Political Lands and Foods; Indigenous Communities in Brazil as Land Defenders

Bananas, sugar cane, palm oil, soy– theses are just some of the foods tied to the deracination of indigenous communities from their ancestral lands. Land rights for indigenous peoples in Latin America have always been contentious as territories have been appropriated for use of farming, natural resource and extractive industries, and other uses not originally intended by their original populations. While companies like the United Fruit Company quickly and other multinational agricultural companies took over in places like Guatemala, Honduras and Costa Rica, agricultural development projects in Brazil’s Cerrado and Amazon ecoregions have quickly displaced indigenous populations in Brazil, leaving an estimated 13.8 percent of land as formally designated for these communities, according to the International Work Group for Indigenous Affairs, and 31% as agricultural land (USAID).   

Image by the Rights and Resources Initiative: depicting the RRI’s Forest Tenure Database four land tenure categories. (click here to see enlarged image)

For me, this research makes clear the nexus between land rights and access for indigenous communities, and mismanaged foreign investment which has disrupted local livelihoods and economies. To think systemically about land rights is to understand the ways that vulnerable communities are negatively affected by land grabs (particularly by governments to address food insecurity), or indirectly through foreign direct investment (FDI). 

Land rights are directly tied to our course ideas of transparency, food justice, and sustainability. Through networks like the Rights and Resources Initiative, organizations, governments, and others are vying to increase transparency with access to land globally. Food justice is inherently tied to transparent access to land: when we don’t know where our food is coming from, it’s difficult to identify who’s rights are violated at different stages of cultivation, harvest, processing, and transportation of these foods. Many rights are violated in the simple acquisition of land before it is even developed for agriculture. 

In the case of Brazil, this rings true. Thirty-eight large companies now control much of Brazil’s agricultural land, including large companies like Cargill and Coamo, which have faced significant backlash for their deforestation practices which have primarily displaced indigenous people in the Center-West region. In March 2020, Indigenous leaders from the Yanomami tribe testified in front of the UN security council warning against the genocide of indigenous and uncontacted groups in the region.   

Yanomami indigenous leader Davi Kopenawa denounces deforestation and indigenous land invasion in Brazil, via Conectas Human Rights

Systems thinking connects this course to fundamental ideas of land and food justice. Unpacking what transparent and equitable food systems will look like in the future will require serious action to protect indigenous habitation of land in addressing egregious issues of climate change, food security, and sustainability within the food chain. 

 

Holism & Combating White Supremacy

Political ecology asks us to recognize the ways in which politics and the philosophies informing our politics, informs our understanding of environmentalism. It engages us to reflect on the evolution of our politics, and in that, we are explicitly coming face to face with white supremacy. Commonly these white supremacy ideologies surface in the pattern of individualism. I argue this to be a counterpart to reductionism (or atomism), which is a popular approach taken to identifying and solving the issues expressed throughout our environment and related fields such as our food system (ex. inverted quarantine). This approach is informed by western philosophies and sciences. It assumes that we may break down complex systems and their issues into smaller parts, tackling them one by one, as a solution. This is based in speculating that a system is no more than the interaction of these parts, and fails to considering the role they play in a system’s whole (which includes both their inputs and outputs). Holism is a shift away from this approach. This philosophy asks us to recognize that the sum of a whole system can not be reduced down to individual parts because they are constantly in relation to one another.
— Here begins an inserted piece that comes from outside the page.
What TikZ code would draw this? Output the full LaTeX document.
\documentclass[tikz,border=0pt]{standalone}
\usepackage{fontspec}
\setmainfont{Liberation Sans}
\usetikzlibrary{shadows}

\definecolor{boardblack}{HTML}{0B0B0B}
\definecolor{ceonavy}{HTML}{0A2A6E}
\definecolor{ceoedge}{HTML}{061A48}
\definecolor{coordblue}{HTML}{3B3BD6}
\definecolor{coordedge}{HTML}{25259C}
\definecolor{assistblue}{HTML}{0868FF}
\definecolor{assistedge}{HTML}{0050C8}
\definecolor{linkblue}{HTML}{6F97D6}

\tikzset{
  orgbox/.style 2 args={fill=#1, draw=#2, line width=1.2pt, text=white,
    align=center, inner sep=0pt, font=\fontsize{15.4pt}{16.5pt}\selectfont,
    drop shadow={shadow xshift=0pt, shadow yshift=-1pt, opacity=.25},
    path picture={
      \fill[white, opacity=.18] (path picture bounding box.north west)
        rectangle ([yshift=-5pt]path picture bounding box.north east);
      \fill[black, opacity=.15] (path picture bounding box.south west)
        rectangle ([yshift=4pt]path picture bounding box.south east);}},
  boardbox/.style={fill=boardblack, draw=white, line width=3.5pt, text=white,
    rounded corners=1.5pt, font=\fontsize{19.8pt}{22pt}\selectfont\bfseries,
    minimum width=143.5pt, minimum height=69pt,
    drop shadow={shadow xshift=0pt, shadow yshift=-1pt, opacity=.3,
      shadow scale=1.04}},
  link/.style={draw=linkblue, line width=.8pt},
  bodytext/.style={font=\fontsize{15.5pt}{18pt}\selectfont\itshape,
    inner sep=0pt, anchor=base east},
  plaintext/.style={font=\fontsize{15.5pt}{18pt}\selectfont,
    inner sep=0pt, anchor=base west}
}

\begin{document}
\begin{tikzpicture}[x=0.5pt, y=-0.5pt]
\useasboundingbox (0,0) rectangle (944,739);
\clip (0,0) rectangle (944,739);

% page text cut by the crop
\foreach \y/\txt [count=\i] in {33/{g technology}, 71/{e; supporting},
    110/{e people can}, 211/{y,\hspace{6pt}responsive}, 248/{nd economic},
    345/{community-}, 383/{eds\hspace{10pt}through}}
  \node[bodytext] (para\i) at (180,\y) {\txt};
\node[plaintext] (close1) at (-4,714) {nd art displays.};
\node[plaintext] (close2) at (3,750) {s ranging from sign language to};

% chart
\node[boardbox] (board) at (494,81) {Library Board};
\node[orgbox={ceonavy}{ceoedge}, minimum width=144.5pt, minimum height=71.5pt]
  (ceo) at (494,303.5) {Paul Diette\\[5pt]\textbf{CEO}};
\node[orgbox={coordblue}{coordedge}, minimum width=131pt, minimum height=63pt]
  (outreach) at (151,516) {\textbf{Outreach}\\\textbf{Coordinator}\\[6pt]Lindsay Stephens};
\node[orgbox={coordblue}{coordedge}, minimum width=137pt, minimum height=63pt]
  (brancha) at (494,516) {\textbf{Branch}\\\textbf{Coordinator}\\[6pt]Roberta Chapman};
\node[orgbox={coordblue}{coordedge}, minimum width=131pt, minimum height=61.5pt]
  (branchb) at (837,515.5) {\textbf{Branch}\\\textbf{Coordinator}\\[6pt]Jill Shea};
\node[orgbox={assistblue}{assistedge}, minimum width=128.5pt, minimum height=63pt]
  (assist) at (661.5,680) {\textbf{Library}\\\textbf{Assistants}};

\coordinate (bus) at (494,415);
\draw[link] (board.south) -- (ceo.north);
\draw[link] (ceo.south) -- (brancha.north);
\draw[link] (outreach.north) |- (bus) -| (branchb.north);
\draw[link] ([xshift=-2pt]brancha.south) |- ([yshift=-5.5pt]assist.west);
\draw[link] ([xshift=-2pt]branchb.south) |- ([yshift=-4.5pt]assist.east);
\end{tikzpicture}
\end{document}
For this course, my group’s action project worked with the NGO Landesa to help develop social media material that would increase the awareness of women’s land rights. To do this in the most efficient manner, we decided to connect this topic to COVID19 by exploring the ways women’s land rights may help to combat the effects of pandemic diseases in underdeveloped communities. Through this research we found that in increasing women’s access to land, a community can find greater success in building resiliency to health crises via various avenues. This project was a first hand experience in discovering the interdependence of what may seem to be an ‘individual’ piece of the puzzle. This discovery uncovered that inhibiting a woman’s access to own land is not only a disservice to her own prosperity, but a disservice to the community as a whole. This is a framework that can be reflected in our own developed country when we consider how racism, sexism, classism, ableism, etc. is expressed within our society. Excluding groups of people not only limits abilities to fulfill their own capacity, but limits the fulfilment of our society as a whole.

Considering our current time, as communities come together to rise up and work towards dismantling white supremacy – it is our duty to recognize all of the ways our white supremacist society informs our decision making and daily actions. Taking the time and effort to adopt a holistic world view not only opens us to the realization that the liberation of black americans (and other marginalized groups) is the liberation for us all, but it is also an action we can take to unlearn deeply ingrained white supremacist ideologies and values.